In Alabama, football isn't only a game-it's a culture, a way of life.

Much publicity is given to places like Texas or California, where many of the nation's best high school players come from.

Nonetheless, Alabama is as much defined by its football fixation as the bigger, more-publicized states.

"Alabama is certainly a football state," said Kenneth Darby, the Crimson Tide's starting running back and a Hunstville, Ala. native. "But playing football [in high school] was more about fun than pressure."

The state of Alabama's publicity got a boost when MTV installed the series "Two-A-Days" earlier this fall. The reality show follows the Hoover, Ala. high school football team and the daily lives of its players.

Alabama center Antoine Caldwell, a Montgomery native, said the show is correct in its portrayal of the daily lives of Alabama high school players, although he himself did not play at Hoover.

"The show is pretty accurate for the most part," Caldwell said. "They add the drama with all the girl problems and stuff like that, but mostly, it's how it really is."

Crimson Tide quarterback John Parker Wilson is no stranger to the hype surrounding an atmosphere like the one characterized in "Two-A-Days." He himself played for Hoover and led the Bucs to a state title in 2003. But like Darby, he said the pressure of playing in the Alabama high school atmosphere was not too much to handle.
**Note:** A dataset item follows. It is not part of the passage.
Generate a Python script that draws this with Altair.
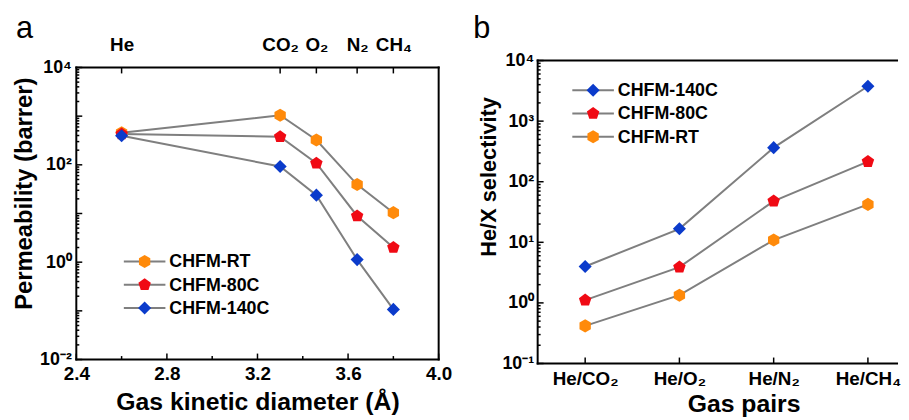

"It kind of got hard at times, but not too overwhelming," Wilson said. "High school was just a fun time. I didn't feel any pressure."

The MTV show highlights not only the strain of playing football while balancing schoolwork but also the normal pressure of being a high school student. Most of all, it encapsulates how Alabama football truly is a way of life.

"I think it's great for those guys to get that recognition," Wilson said. "They work so hard and they deserve it."

The show has special meaning for Wilson as the quarterback's younger brother, Ross, is Hoover's starting quarterback.

"We talk a lot-we're real close," Wilson said. "He knows the ins and outs though because he played last year. I don't have to give him that much advice."

Having a younger brother on an MTV show makes the quarterback the subject of some jokes by his teammates, especially because Wilson himself appeared on one of the show's early episodes.

"Every once and a while we'll poke at him for being on MTV," Caldwell said. "We call him a prima-donna, but we're just joking around."

But Wilson said his teammate's jokes don't bother him because when he was in high school, Hoover "beat pretty much all those guys' teams."

"They give me a pretty hard time about it," Wilson said. "They'll mention it every chance they get."

Although Wilson may claim he did not feel the pressure, his teammate Darby said even his high school-where he was the state's top running back recruit as a prep player-did not come under the same scrutiny as Hoover.

With the publicity generated by the hit series, people around the country are beginning to realize what the Crimson Tide players have known for years-California and Texas aren't the only places where football reigns supreme.